Speaking of Labour, and of policy – To seemingly everyone’s surprise, the party has been running a very good campaign. Messaging so far has been solid, and capable of penetrating into minds of those who don’t stay up at night thinking about politics. Popular policy pledges have been consistently repeated on radio and television, and they seem to be getting through. A recent YouGov survey has asked voters about what they perceived to be the main policies of the two parties. For Labour, the top two are scrapping tuition fees and increasing NHS funding. For the Conservatives, the ‘Dementia Tax’ and “Going ahead with Brexit.” While, in the wake of the Manchester attack, the Tories still lead on issues of defence and security, perhaps Labour’s message about cuts to police budgets under the current government may also have a positive effect. Corbyn himself has done a rather good job so far, and while most voters still really don’t like him, perhaps he’s a negative factor which increasing numbers of them are willing to overlook. So yeah, to my surprise, the Labour operation has managed to find within itself a healthy dose of competence.
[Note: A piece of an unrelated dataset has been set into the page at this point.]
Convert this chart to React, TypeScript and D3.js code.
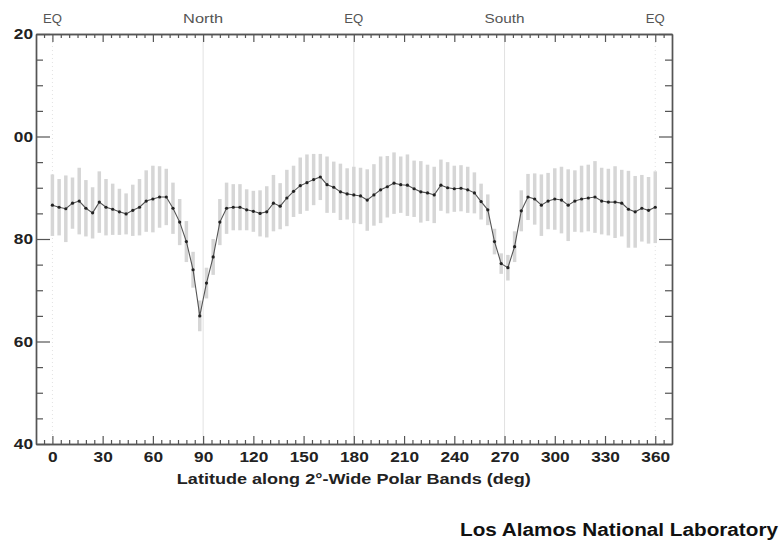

And then we come to the Lib Dems, the one party who seemingly had little to lose and everything to gain from this election. Personally, I expected them to make modest gains, unlike some who apparently expected Tim Farron to become the Leader of the Opposition. However, even that seemed to have been too optimistic. To the surprise of most, including myself, who expected moderate Labour voters and some pro-remain Tories to defect to the Lib Dems, the opposite has happened. Former Lib Dem supporters who voted for the Tories in 2015 have barely moved, while considerable numbers of the party’s remaining backers have switched to Labour. Now there is even talk of Nick Clegg losing his seat in Sheffield.
UKIP’s collapse is a peculiar phenomenon, and I have a strange feeling that it may not necessarily be the godsend that the Tories expect. The predominant belief right now is that those seeking to predict individual constituency results should simply take at least half of the UKIP vote and give it to the Conservative candidate. I think that’s a huge oversimplification because it completely ignores regional context. UKIP’s 2015 vote can be largely split into two groups. Former Tories who were angry about the European Union, and former Labour and BNP voters who were angry about immigration. The former group, who largely reside in the South, are obviously going to go back to the Conservatives now that Brexit is dealt with. However, the latter group, who largely reside in the North, is a far more open question. Many of those people really do not like the Tories, and never did. They are the reason that Paul Nuttall feels obliged to bang on about the NHS, and it wouldn’t surprise me if they either stick with UKIP or maybe even go back to Labour. Therefore, the result would be Theresa May piling up extra votes where she doesn’t need them while Labour clings on to its heartlands.
Now for some caveats. While current polling trends are good for Labour, actual election results are not. The local elections on the 5th of May made for grim reading, however, that was before Labours apparent surge towards the end of the month. Secondly, there is also a danger of Labour piling up votes in safe seats, as YouGov’s regional polling might suggest. Go and ask Hillary Clinton about how an absurdly unrepresentative voting system can make irrelevant one’s national support. Thirdly, once polls start predicting a tighter race, Conservative fear tactics about a Corbyn-led government propped up by a “Coalition of Chaos”, a prospect most only recently thought impossible, will be far more effective. Fourth, polls almost always overestimate Labour’s support – that may very well be what we’re seeing now. Fifth, there are still two weeks to go, so expect CCHQ and their (plenty) allies in the media to go absolutely nuts.
Perhaps that Conservative landslide which we thought inevitable might not be such as foregone conclusion after all. If Theresa May comes away with a majority similar in scope to what she possesses now, don’t be surprised to see her ousted as leader of her party even before Jeremy Corbyn.